Two-stream joint matching method based on contrastive learning for few-shot action recognition
Long Deng, Ziqiang Li, Bingxin Zhou, Zhongming Chen, Ao Li, Yongxin Ge
TL;DR
TSJM tackles core challenges in few-shot action recognition by jointly leveraging RGB appearance and optical-flow motion through a Multi-modal Contrastive Learning Module (MCL) and a Joint Matching Module (JMM) that combines ordered temporal alignment with a weighted bipartite graph matching strategy. An adapter aligns cross-modal features, InfoNCE-based contrastive learning maximizes inter-modal mutual information, and the JMM addresses length/speed variability and sub-action misalignment, yielding four modality-specific similarity scores fused for final prediction. Experiments on SSv2 and Kinetics with 5-way N-shot tasks demonstrate competitive performance and clear ablation gains from MCL, the adapter, and JMM. The approach provides a practical, multi-modal framework for robust few-shot action recognition with potential for efficient deployment across video domains.
Abstract
Although few-shot action recognition based on metric learning paradigm has achieved significant success, it fails to address the following issues: (1) inadequate action relation modeling and underutilization of multi-modal information; (2) challenges in handling video matching problems with different lengths and speeds, and video matching problems with misalignment of video sub-actions.

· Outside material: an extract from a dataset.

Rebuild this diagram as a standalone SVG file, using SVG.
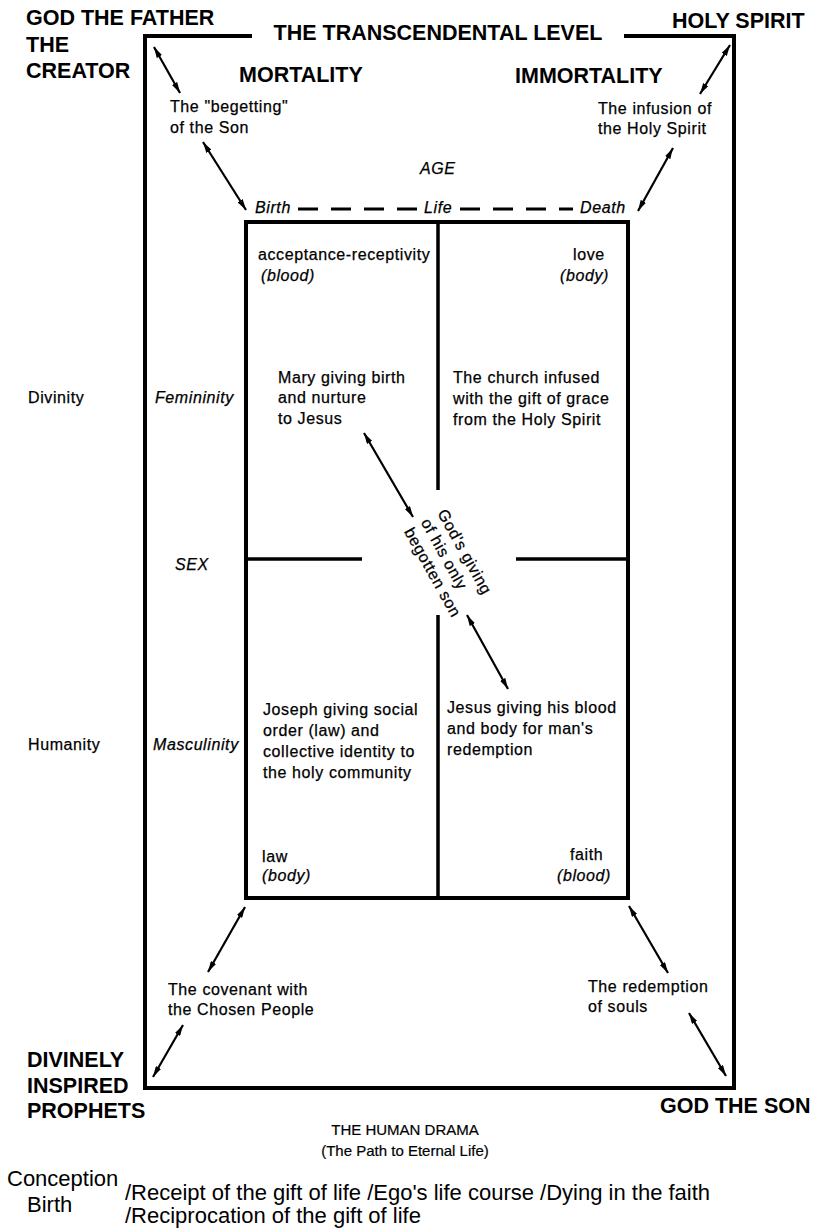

To address these issues, we propose a Two-Stream Joint Matching method based on contrastive learning (TSJM), which consists of two modules: Multi-modal Contrastive Learning Module (MCL) and Joint Matching Module (JMM). The objective of the MCL is to extensively investigate the inter-modal mutual information relationships, thereby thoroughly extracting modal information to enhance the modeling of action relationships. The JMM aims to simultaneously address the aforementioned video matching problems. The effectiveness of the proposed method is evaluated on two widely used few shot action recognition datasets, namely, SSv2 and Kinetics. Comprehensive ablation experiments are also conducted to substantiate the efficacy of our proposed approach.